Ireland is to open its first pilot project "fix room" for heroin-users to inject under medical supervision.

The location of the unit in Dublin city centre has yet to be decided but the Government decision signals a radical shift in drug policy and follows examples set in Switzerland, Sydney, Paris and Glasgow.

Proposed new laws will allow the Health Minister to issue a licence for a facility staffed by medics trained to deal with overdoses where users can access sterile needles and rooms to inject drugs they have brought with them.

It would effectively legalise possession of heroin in the unit, but it would still be illegal to sell or supply drugs inside or outside the facility.

Drugs Minister Catherine Byrne said the centre would be a "safe harbour" for chronic drug users.

"They will provide a controlled place for people to inject, but will be much more than that - a place to rest, have a chat and access the services people need," she said.

"I believe in a health-led and person-centred approach to the drug problem. For me, this is all about people and looking after the most vulnerable and marginalised in our society."

It is estimated that about 400 people inject on the streets of Dublin every month.

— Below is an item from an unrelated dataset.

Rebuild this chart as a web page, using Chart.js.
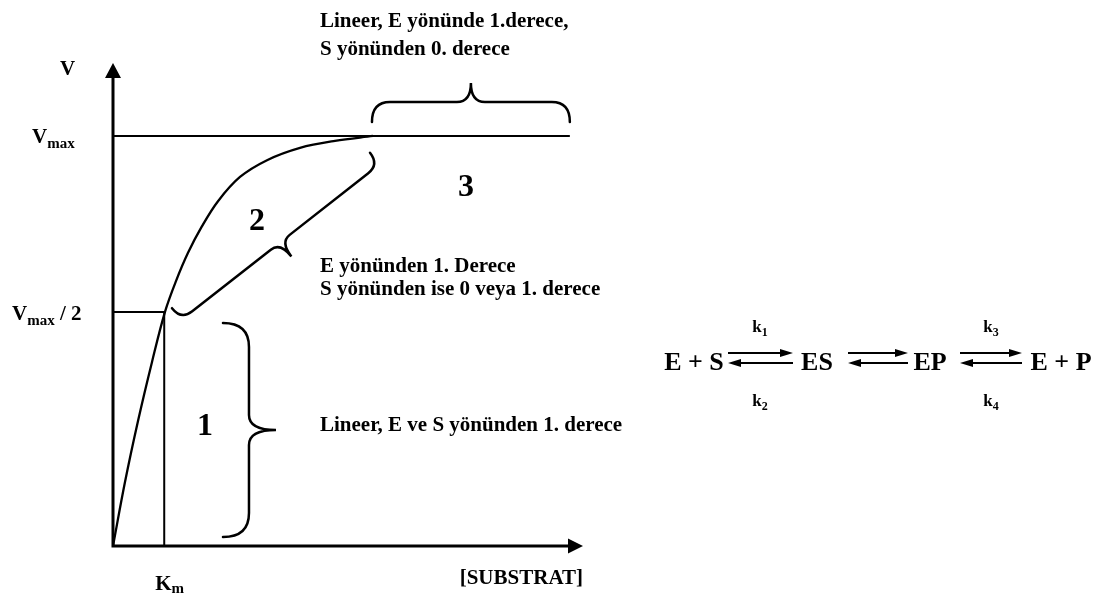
<!DOCTYPE html>
<html><head><meta charset="utf-8">
<script src="https://cdn.jsdelivr.net/npm/chart.js@4.4.1/dist/chart.umd.min.js"></script>
<style>html,body{margin:0;padding:0;background:#fff}canvas{display:block}</style>
</head><body>
<canvas id="c" width="1111" height="594"></canvas>
<script>
// ---- data ----
const substrate = [0, 0.255, 0.532, 0.830, 1.106, 1.340, 1.596, 1.894, 2.234, 2.702, 3.277, 3.979, 4.723, 5.532];
const velocity  = [0, 0.156, 0.305, 0.449, 0.571, 0.646, 0.715, 0.780, 0.841, 0.900, 0.941, 0.971, 0.988, 1.0];
const vmax = 1.0;
const halfV = 0.571;
const km = 1.09;
const vmaxLineEnd = 9.72;
const xRange = [0, 10];
const yRange = [0, 1.178];

const SERIF = '"Liberation Serif", "Times New Roman", serif';
const F = (s) => 'bold ' + s + 'px ' + SERIF;

// braces (in data units; order chosen so the tip side is to the right of travel)
const braces = [
  {p1: [2.34, 0.544], p2: [2.34, 0.022], h: 26, t: 53, rE: 24, rT: 15},
  {p1: [5.468, 0.959], p2: [1.255, 0.580], h: 15, t: 33, rE: 14, rT: 12},
  {p1: [5.51, 1.034], p2: [9.72, 1.034], h: 20, t: 39, rE: 18, rT: 14}
];

function arrowHead(ctx, x, y, dx, dy, len, hw) {
  const nx = -dy, ny = dx;
  ctx.beginPath();
  ctx.moveTo(x, y);
  ctx.lineTo(x - dx*len + nx*hw, y - dy*len + ny*hw);
  ctx.lineTo(x - dx*len - nx*hw, y - dy*len - ny*hw);
  ctx.closePath();
  ctx.fill();
}

function drawBrace(ctx, a, b, o) {
  const dx = b[0]-a[0], dy = b[1]-a[1];
  const L = Math.hypot(dx, dy);
  const d = [dx/L, dy/L], n = [d[1], -d[0]];
  ctx.save();
  ctx.setTransform(d[0], d[1], n[0], n[1], a[0], a[1]);
  ctx.beginPath();
  ctx.moveTo(0, 0);
  ctx.quadraticCurveTo(0, o.h, o.rE, o.h);
  ctx.lineTo(L/2 - o.rT, o.h);
  ctx.quadraticCurveTo(L/2, o.h, L/2, o.t);
  ctx.quadraticCurveTo(L/2, o.h, L/2 + o.rT, o.h);
  ctx.lineTo(L - o.rE, o.h);
  ctx.quadraticCurveTo(L, o.h, L, 0);
  ctx.lineWidth = 2.5;
  ctx.strokeStyle = '#000';
  ctx.stroke();
  ctx.restore();
}

function subText(ctx, x, y, main, sub, after, mainSize, subSize, subDy) {
  ctx.textAlign = 'left';
  ctx.font = F(mainSize);
  ctx.fillText(main, x, y);
  let w = ctx.measureText(main).width;
  ctx.font = F(subSize);
  ctx.fillText(sub, x + w, y + subDy);
  w += ctx.measureText(sub).width;
  if (after) { ctx.font = F(mainSize); ctx.fillText(after, x + w, y); }
}

function eqArrows(ctx, x1, x2, yTop, yBot) {
  ctx.lineWidth = 1.8;
  ctx.beginPath();
  ctx.moveTo(x1, yTop); ctx.lineTo(x2 - 8, yTop);
  ctx.moveTo(x1 + 8, yBot); ctx.lineTo(x2, yBot);
  ctx.stroke();
  arrowHead(ctx, x2, yTop, 1, 0, 13, 4);
  arrowHead(ctx, x1, yBot, -1, 0, 13, 4);
}

const decor = {
  id: 'decor',
  afterDatasetsDraw(chart) {
    const ctx = chart.ctx;
    const xs = chart.scales.x, ys = chart.scales.y;
    const X = v => xs.getPixelForValue(v), Y = v => ys.getPixelForValue(v);
    ctx.save();
    ctx.fillStyle = '#000'; ctx.strokeStyle = '#000';
    // axes
    const ox = X(xRange[0]), oy = Y(yRange[0]);
    const ex = X(xRange[1]), ty = Y(yRange[1]);
    ctx.lineWidth = 3;
    ctx.beginPath();
    ctx.moveTo(ox, oy + 1.5); ctx.lineTo(ox, ty + 10);
    ctx.moveTo(ox - 1.5, oy); ctx.lineTo(ex - 10, oy);
    ctx.stroke();
    arrowHead(ctx, ox, ty, 0, -1, 15, 8);
    arrowHead(ctx, ex, oy, 1, 0, 15, 7.5);
    // braces
    ctx.lineCap = 'round';
    braces.forEach(b => drawBrace(ctx, [X(b.p1[0]), Y(b.p1[1])], [X(b.p2[0]), Y(b.p2[1])], b));
    ctx.lineCap = 'butt';
    // axis labels
    ctx.textBaseline = 'alphabetic';
    ctx.font = F(21); ctx.textAlign = 'left';
    ctx.fillText('V', 60, 75);
    subText(ctx, 32, Y(vmax) + 7, 'V', 'max', '', 21, 15, 5);
    subText(ctx, 12, Y(halfV) + 8, 'V', 'max', ' / 2', 21, 15, 5);
    subText(ctx, X(km) - 9, 590, 'K', 'm', '', 21, 15, 3);
    ctx.font = F(21); ctx.textAlign = 'right';
    ctx.fillText('[SUBSTRAT]', ex, 584);
    // region numbers
    ctx.font = F(32); ctx.textAlign = 'center';
    ctx.fillText('1', 205, 435);
    ctx.fillText('2', 257, 230);
    ctx.fillText('3', 466, 196);
    // notes
    ctx.font = F(21); ctx.textAlign = 'left';
    ctx.fillText('Lineer, E yönünde 1.derece,', 320, 27);
    ctx.fillText('S yönünden 0. derece', 320, 55);
    ctx.fillText('E yönünden 1. Derece', 320, 272);
    ctx.fillText('S yönünden ise 0 veya 1. derece', 320, 295);
    ctx.fillText('Lineer, E ve S yönünden 1. derece', 320, 431);
    // reaction scheme
    ctx.font = F(26); ctx.textAlign = 'center';
    ctx.fillText('E + S', 694, 370);
    ctx.fillText('ES', 817, 370);
    ctx.fillText('EP', 930, 370);
    ctx.fillText('E + P', 1061, 370);
    eqArrows(ctx, 728, 793, 353, 363);
    eqArrows(ctx, 848, 908, 353, 363);
    eqArrows(ctx, 960, 1022, 353, 363);
    const kLab = (cx, y, s) => {
      ctx.font = F(17); const w1 = ctx.measureText('k').width;
      ctx.font = F(12); const w2 = ctx.measureText(s).width;
      subText(ctx, cx - (w1 + w2)/2, y, 'k', s, '', 17, 12, 4);
    };
    kLab(760, 332, '1'); kLab(760, 406, '2');
    kLab(991, 332, '3'); kLab(991, 406, '4');
    ctx.restore();
  }
};

new Chart(document.getElementById('c'), {
  type: 'scatter',
  data: {
    datasets: [
      { data: substrate.map((x, i) => ({x, y: velocity[i]})), showLine: true,
        borderColor: '#000', borderWidth: 2.3, pointRadius: 0, tension: 0.35, clip: false },
      { data: [{x: 0, y: vmax}, {x: vmaxLineEnd, y: vmax}], showLine: true,
        borderColor: '#000', borderWidth: 2.2, pointRadius: 0, clip: false },
      { data: [{x: 0, y: halfV}, {x: km, y: halfV}, {x: km, y: 0}], showLine: true,
        borderColor: '#000', borderWidth: 2, pointRadius: 0, clip: false }
    ]
  },
  options: {
    responsive: false, animation: false, events: [],
    layout: { padding: { left: 113, right: 528, top: 63, bottom: 48 } },
    plugins: { legend: { display: false }, tooltip: { enabled: false } },
    scales: {
      x: { type: 'linear', display: false, min: xRange[0], max: xRange[1] },
      y: { type: 'linear', display: false, min: yRange[0], max: yRange[1] }
    }
  },
  plugins: [decor]
});
</script>
</body></html>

Discarded needles and drug paraphernalia and overdoses are a recognised problem as a result of street injecting, particularly in Dublin.

The Department of Health said injection rooms are particularly effective in reaching out to chaotic drug users and marginalised groups, especially those who use drugs on the streets or in other risky and unhygienic conditions.

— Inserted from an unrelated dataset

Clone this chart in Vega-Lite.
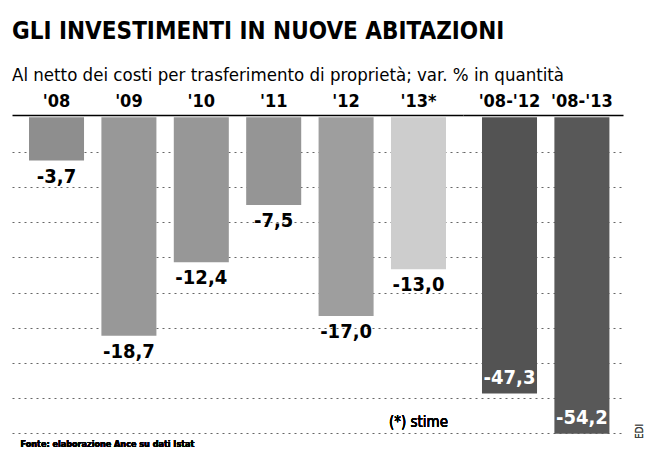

It said the experience from 90 facilities around the world showed a reduction in fatal overdoses and transmission of blood-borne diseases, less drug-related litter and no increase in drug usage or drug-related crime.

Ms Byrne said: "The human cost of public injecting is clear and keeps adding up - the lack of dignity, the effect it has on people's health, wellbeing and safety. We know that these facilities are not the sole solution to the drugs problem and many other steps are needed, but I am committed to doing everything we can to help those who need it most."

Staff in the injection facility will be on hand to provide advice on treatment and rehabilitation.

Health chiefs have been asked to gather data and consider options before a final decision is made on the project.

Health Minister Simon Harris said: "I know people have concerns about where this first pilot facility will be located, but I want to assure you that no decisions have been made."

The Peter McVerry Trust, which works with homeless people and drug users, said the scheme would have an enormous positive impact on addicts and communities.

"It is only when people are accessing health supports and services that they can begin to address their needs, dealing with the issues and trauma that is often behind their drug use," the charity's chief executive Pat Doyle said.

Mr Doyle called for a rapid roll-out of the scheme to other cities.